Policyholder response: Force the insurer to choose — explicitly — between an allegation of intentional concealment (a high-gravity claim) and an allegation of non-deliberate inaccuracy (which triggers proportional remedies, not automatic repudiation). Build a timeline: what was asked, what was answered, what was known, and whether any error plausibly altered underwriting.
4. Claim-Stage Conditions: Denials Rooted in Notice and Cooperation
The 1960 Code makes timeliness central. Unless prevented by force majeure, the beneficiary must inform the insurer of any occurrence likely to render the insurer liable "as soon as he knows of such occurrence or within not more than five days," and this period cannot be shortened by contract (Art. 670).
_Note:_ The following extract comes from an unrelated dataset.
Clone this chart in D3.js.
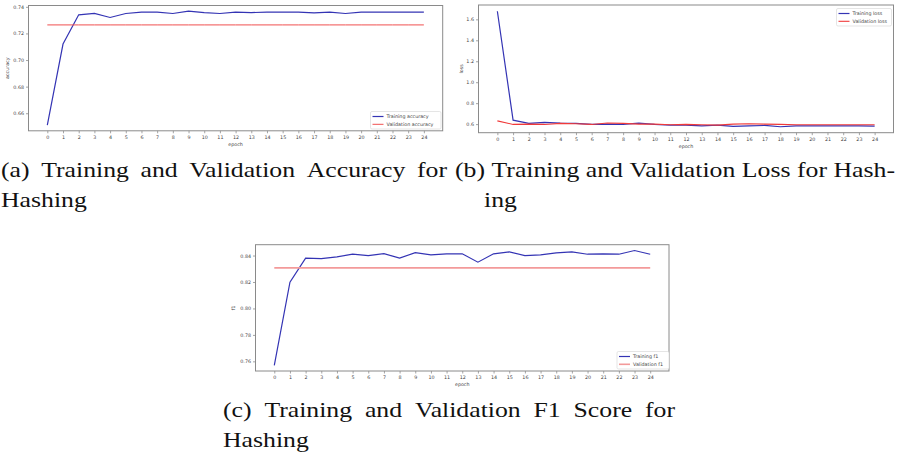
<!DOCTYPE html>
<html>
<head>
<meta charset="utf-8">
<script src="https://cdn.jsdelivr.net/npm/d3@7"></script>
<style>
  html, body { margin: 0; padding: 0; background: #fff; }
  svg { display: block; }
  .tick text { font-family: "DejaVu Sans", sans-serif; fill: #444; }
</style>
</head>
<body>
<div id="chart"></div>
<script>
// Epochs shared by all three plots
const epochs = [0, 1, 2, 3, 4, 5, 6, 7, 8, 9, 10, 11, 12, 13, 14, 15, 16, 17, 18, 19, 20, 21, 22, 23, 24];

// (a) accuracy
const trainAcc = [0.651, 0.712, 0.734, 0.735, 0.732, 0.735, 0.736, 0.736, 0.735, 0.7368, 0.7357, 0.735, 0.736,
                  0.7357, 0.736, 0.736, 0.736, 0.7355, 0.736, 0.735, 0.736, 0.736, 0.736, 0.736, 0.736];
const valAcc = [0.7264, 0.7264, 0.7264, 0.7264, 0.7264, 0.7264, 0.7264, 0.7264, 0.7264, 0.7264, 0.7264, 0.7264, 0.7264,
                0.7264, 0.7264, 0.7264, 0.7264, 0.7264, 0.7264, 0.7264, 0.7264, 0.7264, 0.7264, 0.7264, 0.7264];
const accTicks = [0.66, 0.68, 0.70, 0.72, 0.74];

// (b) loss
const trainLoss = [1.677, 0.638, 0.607, 0.617, 0.610, 0.607, 0.597, 0.600, 0.597, 0.610, 0.597, 0.590, 0.590,
                   0.584, 0.590, 0.578, 0.584, 0.587, 0.575, 0.584, 0.584, 0.584, 0.584, 0.584, 0.580];
const valLoss = [0.631, 0.597, 0.600, 0.597, 0.607, 0.603, 0.597, 0.610, 0.607, 0.600, 0.600, 0.594, 0.597,
                 0.594, 0.590, 0.600, 0.603, 0.600, 0.597, 0.594, 0.594, 0.594, 0.594, 0.594, 0.594];
const lossTicks = [0.6, 0.8, 1.0, 1.2, 1.4, 1.6];

// (c) f1
const trainF1 = [0.757, 0.8198, 0.838, 0.8377, 0.839, 0.841, 0.840, 0.8415, 0.838, 0.8422, 0.8405, 0.8413, 0.8413,
                 0.835, 0.8413, 0.8428, 0.840, 0.8405, 0.842, 0.8428, 0.841, 0.8413, 0.841, 0.8438, 0.841];
const valF1 = [0.8307, 0.8307, 0.8307, 0.8307, 0.8307, 0.8307, 0.8307, 0.8307, 0.8307, 0.8307, 0.8307, 0.8307, 0.8307,
               0.8307, 0.8307, 0.8307, 0.8307, 0.8307, 0.8307, 0.8307, 0.8307, 0.8307, 0.8307, 0.8307, 0.8307];
const f1Ticks = [0.76, 0.78, 0.80, 0.82, 0.84];

const width = 897;
const height = 455;

const svg = d3.select("#chart")
    .append("svg")
    .attr("width", width)
    .attr("height", height);

const tickFont = 4.8;

// one matplotlib-like panel
function drawPanel(p) {
    const x = d3.scaleLinear().domain([-1.2, 25.2]).range([p.left, p.right]);
    const y = d3.scaleLinear().domain(p.yDomain).range([p.bottom, p.top]);
    const g = svg.append("g");

    // axes
    const xAxis = d3.axisBottom(x).tickValues(epochs).tickFormat(d3.format("d"))
        .tickSize(2.5).tickPadding(2);
    const gx = g.append("g").attr("transform", `translate(0,${p.bottom})`).call(xAxis);
    const yAxis = d3.axisLeft(y).tickValues(p.ticks).tickFormat(d3.format(p.fmt))
        .tickSize(2.5).tickPadding(2);
    const gy = g.append("g").attr("transform", `translate(${p.left},0)`).call(yAxis);
    [gx, gy].forEach(a => {
        a.select(".domain").remove();
        a.selectAll(".tick line").attr("stroke", "#666").attr("stroke-width", 0.6);
        a.selectAll(".tick text").style("font-size", tickFont + "px");
    });

    // series
    const line = d3.line().x((d, i) => x(epochs[i])).y(d => y(d));
    p.series.forEach(s => {
        g.append("path")
            .datum(s.values)
            .attr("fill", "none")
            .attr("stroke", s.color)
            .attr("stroke-width", s.width)
            .attr("d", line);
    });

    // frame
    g.append("rect")
        .attr("x", p.left).attr("y", p.top)
        .attr("width", p.right - p.left).attr("height", p.bottom - p.top)
        .attr("fill", "none").attr("stroke", "#8a8a8a").attr("stroke-width", 1);

    // axis labels
    g.append("text")
        .attr("x", (p.left + p.right) / 2)
        .attr("y", p.bottom + 15)
        .attr("text-anchor", "middle")
        .style("font-family", "DejaVu Sans, sans-serif")
        .style("font-size", tickFont + "px")
        .style("fill", "#444")
        .text("epoch");
    g.append("text")
        .attr("transform", `translate(${p.yLabelX},${(p.top + p.bottom) / 2}) rotate(-90)`)
        .attr("text-anchor", "middle")
        .style("font-family", "DejaVu Sans, sans-serif")
        .style("font-size", tickFont + "px")
        .style("fill", "#444")
        .text(p.yLabel);

    // legend
    const lg = g.append("g").attr("transform", `translate(${p.legend.x},${p.legend.y})`);
    lg.append("rect")
        .attr("width", p.legend.w).attr("height", 17.5)
        .attr("rx", 1.5)
        .attr("fill", "#fff").attr("stroke", "#d4d4d4").attr("stroke-width", 0.6);
    p.series.forEach((s, i) => {
        const yy = 5 + i * 7.8;
        lg.append("line")
            .attr("x1", 2).attr("x2", 13)
            .attr("y1", yy).attr("y2", yy)
            .attr("stroke", s.color).attr("stroke-width", s.width);
        lg.append("text")
            .attr("x", 16).attr("y", yy + 1.7)
            .style("font-family", "DejaVu Sans, sans-serif")
            .style("font-size", tickFont + "px")
            .style("fill", "#444")
            .text(s.label);
    });
}

drawPanel({
    left: 28.5, right: 442.7, top: 5.5, bottom: 130.8,
    yDomain: [0.6468, 0.7410], ticks: accTicks, fmt: ".2f",
    yLabel: "accuracy", yLabelX: 9,
    series: [
        {values: trainAcc, color: "#3434b4", width: 1.2, label: "Training accuracy"},
        {values: valAcc, color: "#f05050", width: 1, label: "Validation accuracy"}
    ],
    legend: {x: 370.5, y: 111.5, w: 70.5}
});

drawPanel({
    left: 478.5, right: 893.5, top: 5, bottom: 132.7,
    yDomain: [0.518, 1.737], ticks: lossTicks, fmt: ".1f",
    yLabel: "loss", yLabelX: 463,
    series: [
        {values: trainLoss, color: "#3434b4", width: 1.2, label: "Training loss"},
        {values: valLoss, color: "#f03a3a", width: 1.1, label: "Validation loss"}
    ],
    legend: {x: 836.5, y: 8.5, w: 55}
});

drawPanel({
    left: 255.5, right: 669, top: 244.7, bottom: 371,
    yDomain: [0.7527, 0.8482], ticks: f1Ticks, fmt: ".2f",
    yLabel: "f1", yLabelX: 235,
    series: [
        {values: trainF1, color: "#3434b4", width: 1.2, label: "Training f1"},
        {values: valF1, color: "#f39a9a", width: 1.6, label: "Validation f1"}
    ],
    legend: {x: 617, y: 351.5, w: 52}
});

// captions, justified lines like LaTeX subcaptions
// Times-like glyphs are narrower than Computer Modern, so each word is widened a little
const capFont = "Liberation Serif, Times New Roman, serif";
const capSize = 22;
const capStretch = 1.17;

function captionLine(words, x0, x1, y, justify) {
    const nodes = words.map(w => svg.append("text")
        .style("font-family", capFont)
        .style("font-size", capSize + "px")
        .style("fill", "#111")
        .text(w));
    const widths = nodes.map(n => n.node().getComputedTextLength() * capStretch);
    const total = d3.sum(widths);
    const gap = justify && words.length > 1 ? (x1 - x0 - total) / (words.length - 1) : capSize * 0.33;
    let cx = x0;
    nodes.forEach((n, i) => {
        n.attr("transform", `translate(${cx},${y}) scale(${capStretch},1)`);
        cx += widths[i] + gap;
    });
}

captionLine(["(a)", "Training", "and", "Validation", "Accuracy", "for"], 1, 447, 177, true);
captionLine(["Hashing"], 1, 447, 207, false);
captionLine(["(b)", "Training", "and", "Validation", "Loss", "for", "Hash-"], 455, 895, 177, true);
captionLine(["ing"], 484, 895, 207, false);
captionLine(["(c)", "Training", "and", "Validation", "F1", "Score", "for"], 223, 675, 417, true);
captionLine(["Hashing"], 223, 675, 447, false);
</script>
</body>
</html>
Policyholder response: Document the notice chronology and, where relevant, invoke force majeure or demonstrate promptness as soon as knowledge became reasonably possible. Insist the insurer explain how the timing actually affected verification or assessment — because even where a notice breach exists, insurers often over-read it as complete forfeiture rather than an evidentiary concern.
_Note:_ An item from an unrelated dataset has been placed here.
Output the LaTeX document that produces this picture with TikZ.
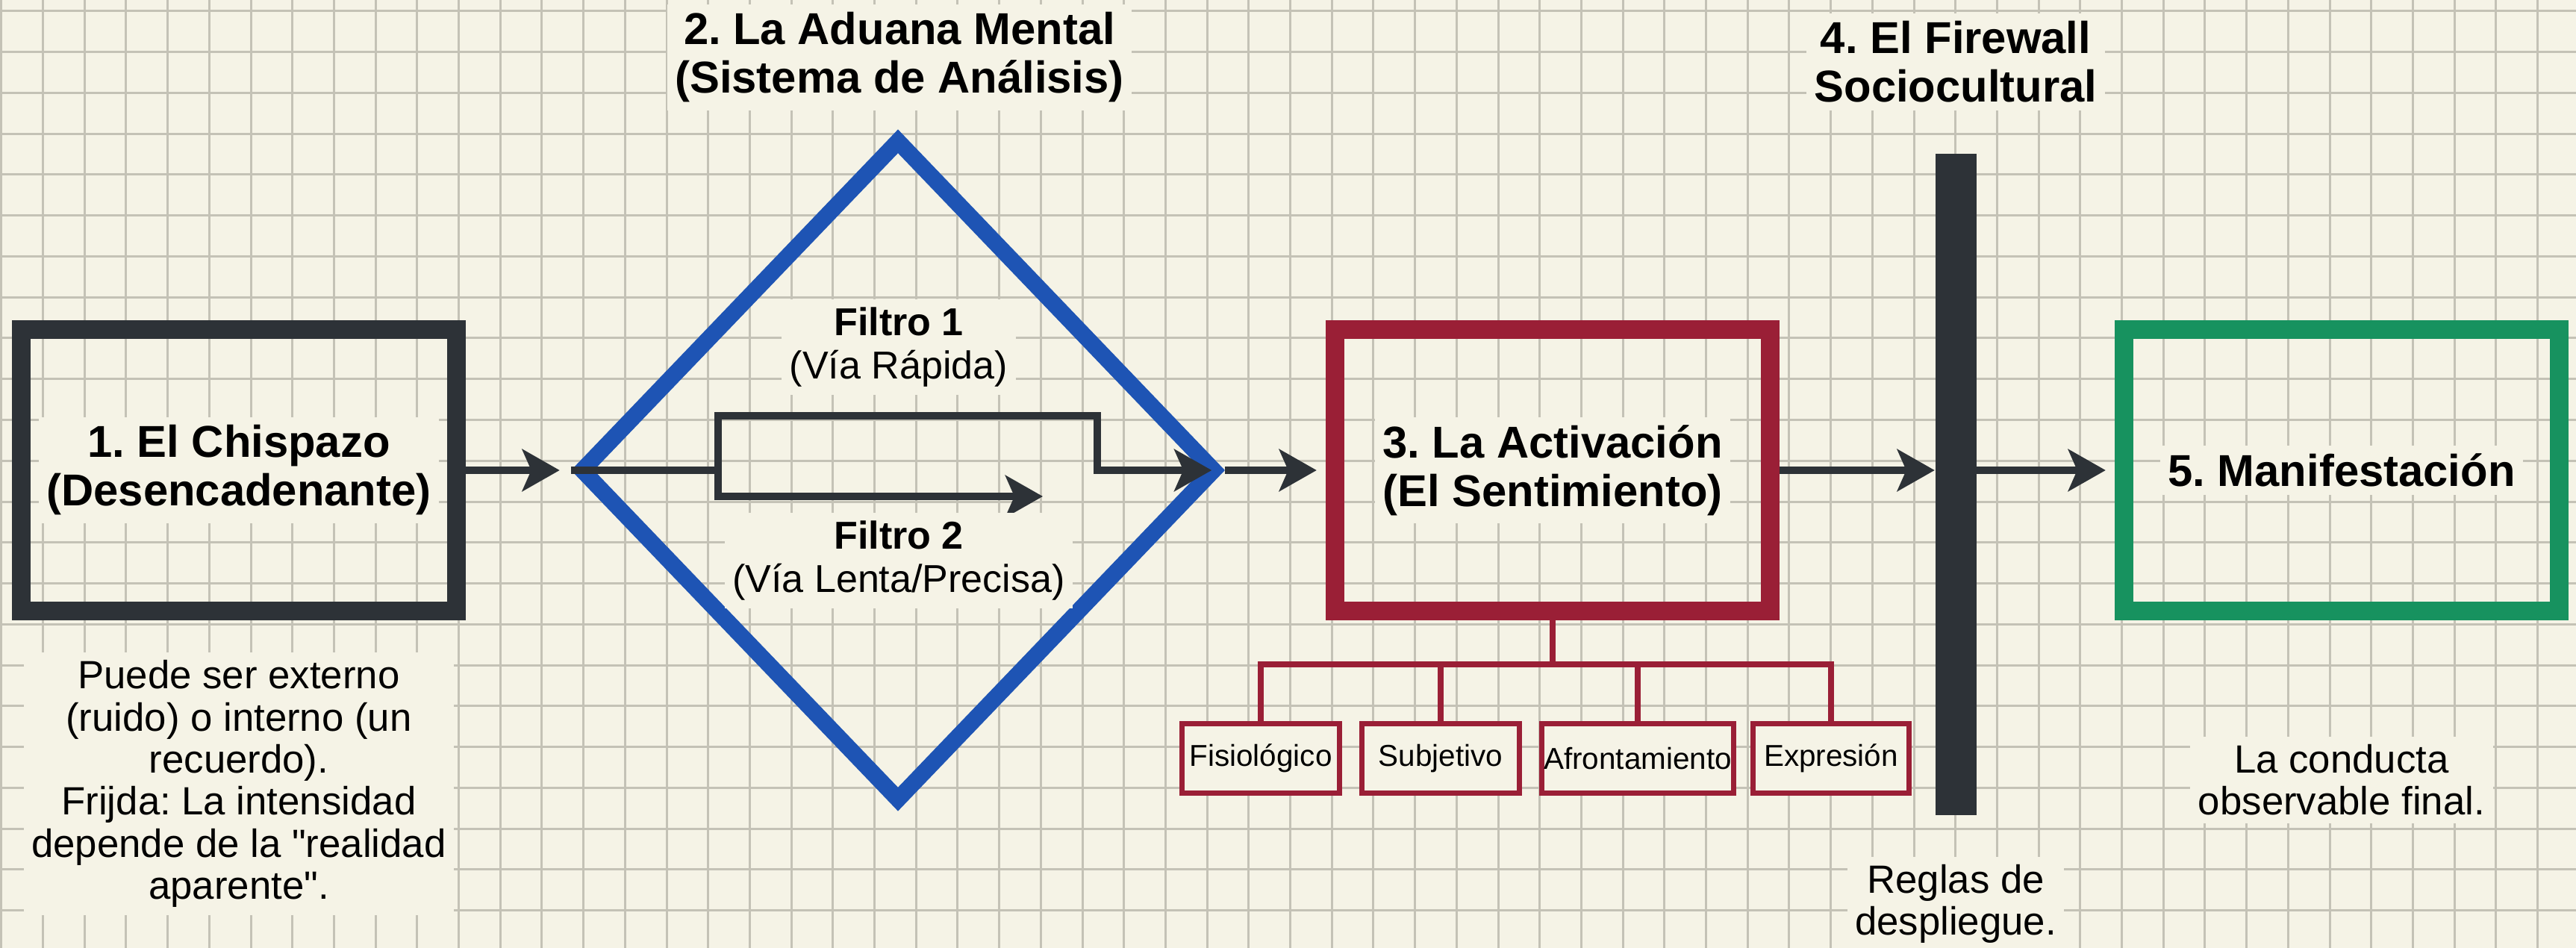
\documentclass[tikz,border=0pt]{standalone}
\usepackage{fontspec}
\setmainfont{Liberation Sans}
\usepackage{xcolor}
\usetikzlibrary{positioning,arrows.meta,calc,shapes.geometric}

\definecolor{paper}{HTML}{F5F3E6}
\definecolor{gridgray}{HTML}{C4C2B6}
\definecolor{ink}{HTML}{2D3237}
\definecolor{aduana}{HTML}{1E54B4}
\definecolor{activ}{HTML}{9A1F36}
\definecolor{manif}{HTML}{17925F}
\frenchspacing
\newcommand\straightquote{\XeTeXglyph\XeTeXcharglyph"22\relax}

\begin{document}
\begin{tikzpicture}[x=0.01cm, y=-0.01cm,
  every node/.style={font=\fontsize{15}{16}\selectfont, text=black},
  stage/.style={draw, line width=0.25cm, minimum width=5.83cm, minimum height=3.77cm, inner sep=0pt},
  heading/.style={font=\fontsize{17}{18.5}\selectfont\bfseries, align=center, fill=paper, inner sep=3pt},
  note/.style={align=center, fill=paper, inner sep=3pt},
  facet/.style={draw=activ, line width=0.07cm, fill=paper, minimum width=#1, minimum height=0.93cm,
                inner sep=0pt, font=\fontsize{11.5}{13}\selectfont},
  flow/.style={draw=ink, line width=0.1cm, line join=miter,
               -{Stealth[length=0.5cm, width=0.56cm, inset=0.12cm]}},
  branch/.style={draw=activ, line width=0.08cm},
  gridline/.style={gridgray, line width=0.03cm}]

  % squared paper
  \fill[paper] (0,0) rectangle (3451,1270);
  \useasboundingbox (0,0) rectangle (3451,1270);
  \foreach \k in {0,...,61} \draw[gridline] ({1.8+55.7*\k},0) -- ({1.8+55.7*\k},1270);
  \foreach \k in {0,...,22} \draw[gridline] (0,{15+54.75*\k}) -- (3451,{15+54.75*\k});

  % 1. trigger
  \node[stage, draw=ink, label={[heading]center:1. El Chispazo\\(Desencadenante)}] (trigger) at (320,630) {};
  \node[note] (triggernote) at (320,1050) {Puede ser externo\\(ruido) o interno (un\\recuerdo).\\Frijda: La intensidad\\depende de la \straightquote realidad\\aparente\straightquote.};

  % 2. mental customs
  \node[diamond, draw=aduana, line width=0.22cm, minimum width=8.54cm, minimum height=8.9cm, inner sep=0pt] (customs) at (1203,630) {};
  \node[heading] (customstitle) at (1205,77) {2. La Aduana Mental\\(Sistema de Análisis)};

  \coordinate (fork) at (962,630);
  \coordinate (fastup) at (962,557);
  \coordinate (fastdown) at (1470,557);
  \coordinate (slowend) at (1397,665);

  \draw[flow, shorten >=0.18cm] (customs.west) -- (fork) -- (fastup) -- (fastdown) -- (fastdown |- customs.east) -- (customs.east);
  \draw[flow] (fork) |- (slowend);

  \node[note, font=\fontsize{14.8}{16.5}\selectfont] (fastlab) at (1204,465) {\textbf{Filtro 1}\\(Vía Rápida)};
  \node[note, font=\fontsize{14.8}{16.5}\selectfont] (slowlab) at (1204,751) {\textbf{Filtro 2}\\(Vía Lenta/Precisa)};

  % 3. activation and its components
  \node[stage, draw=activ, label={[heading]center:3. La Activación\\(El Sentimiento)}] (activation) at (2080,630) {};

  \node[facet=2.11cm] (fisio)  at (1689,1016) {Fisiológico};
  \node[facet=2.10cm] (subj)   at (1930,1016) {Subjetivo};
  \node[facet=2.56cm] (afront) at (2194,1016) {Afrontamiento};
  \node[facet=2.08cm] (expr)   at (2453,1016) {Expresión};

  \coordinate (hub) at (2080,890);
  \draw[branch] (activation.south) -- (hub);
  \draw[branch] (fisio.north) |- (expr.north |- hub) -- (expr.north);
  \foreach \f in {subj,afront} \draw[branch] (\f.north) -- (\f.north |- hub);

  % 4. sociocultural firewall
  \node[fill=ink, minimum width=0.55cm, minimum height=8.86cm, inner sep=0pt] (firewall) at (2620,649) {};
  \node[heading] (firewalltitle) at (2620,83) {4. El Firewall\\Sociocultural};
  \node[note] (firewallnote) at (2620,1211) {Reglas de\\despliegue.};

  % 5. manifestation
  \node[stage, draw=manif, label={[heading]center:5. Manifestación}] (manifest) at (3137,630) {};
  \node[note] (manifestnote) at (3137,1045) {La conducta\\observable final.};

  % main flow
  \draw[flow, shorten >=0.15cm] (trigger.east) -- (customs.west);
  \draw[flow, shorten >=0.12cm] (customs.east) -- (activation.west);
  \draw[flow] (activation.east) -- (activation.east -| firewall.west);
  \draw[flow, shorten >=0.12cm] (firewall.east |- manifest.west) -- (manifest.west);
\end{tikzpicture}
\end{document}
5. Quantum Disputes: Valuation, Underinsurance, Overinsurance
Many "rejections" are actually valuation disputes. The Code treats object insurance as "a contract for compensation," capped at the value of the object on the day of the occurrence (Art. 678). Underinsurance triggers proportional sharing: where the object's value exceeds the insured amount at the time of occurrence, the insured is deemed his own insurer for the difference (Art. 679). Overinsurance absent fraud keeps the policy in force but only up to actual value (Art. 680).
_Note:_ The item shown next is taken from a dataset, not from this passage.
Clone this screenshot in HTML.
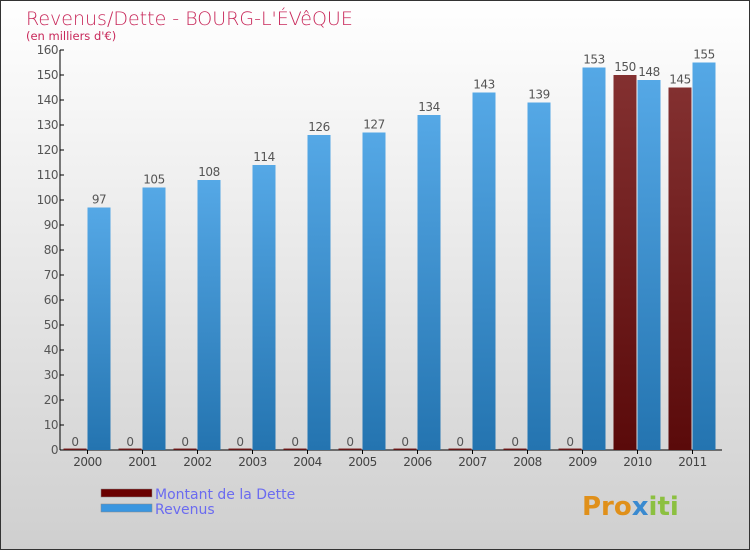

Policyholder response: The doctrinal posture should be numeric and expert-driven: independent valuations, repair estimates, inventory records, and clear calculations that map to the Code's proportionality rules. When insurers hint at "fraud," demand particulars and respond with corroboration.
6. The Overlooked Trap: Limitation (Two Years)
Even a strong merits case can fail procedurally. Article 674 bars any claim arising out of an insurance contract after two years from the occurrence — and this period cannot be shortened by policy terms. This is unusually consequential in practice because claim disputes can sit in internal correspondence long enough to erode the window for suit.
Policyholder response: Treat limitation as a parallel track from the first denial. Continue negotiation and complaint processes, but preserve the option of litigation before the two-year bar crystallises.
7. Conclusion
Insurers deny claims in patterns that are, to a surprising degree, pre-written by the 1960 Commercial Code: disputes about whether the loss matches the insured risk, whether an exclusion applies, whether the insured breached disclosure duties, whether notice was timely, whether valuation rules justify reduction, and whether the claim is time-barred.
The policyholder response, accordingly, is not primarily rhetorical; it is doctrinal and evidentiary. A well-constructed response letter should (i) pinpoint the insurer's invoked Code theory, (ii) answer the elements the Code makes decisive, (iii) cure curable defects such as missing documents, and (iv) act within the Code's short limitation horizon. In Ethiopian insurance disputes, process is substance — because the Commercial Code makes procedure part of the merits.
References: Commercial Code of the Empire of Ethiopia (1960); National Bank of Ethiopia (NBE), Financial Consumer Protection and Education; Insurance Business Proclamation No. 746/2012.
The content of this article is intended to provide a general guide to the subject matter. Specialist advice should be sought about your specific circumstances.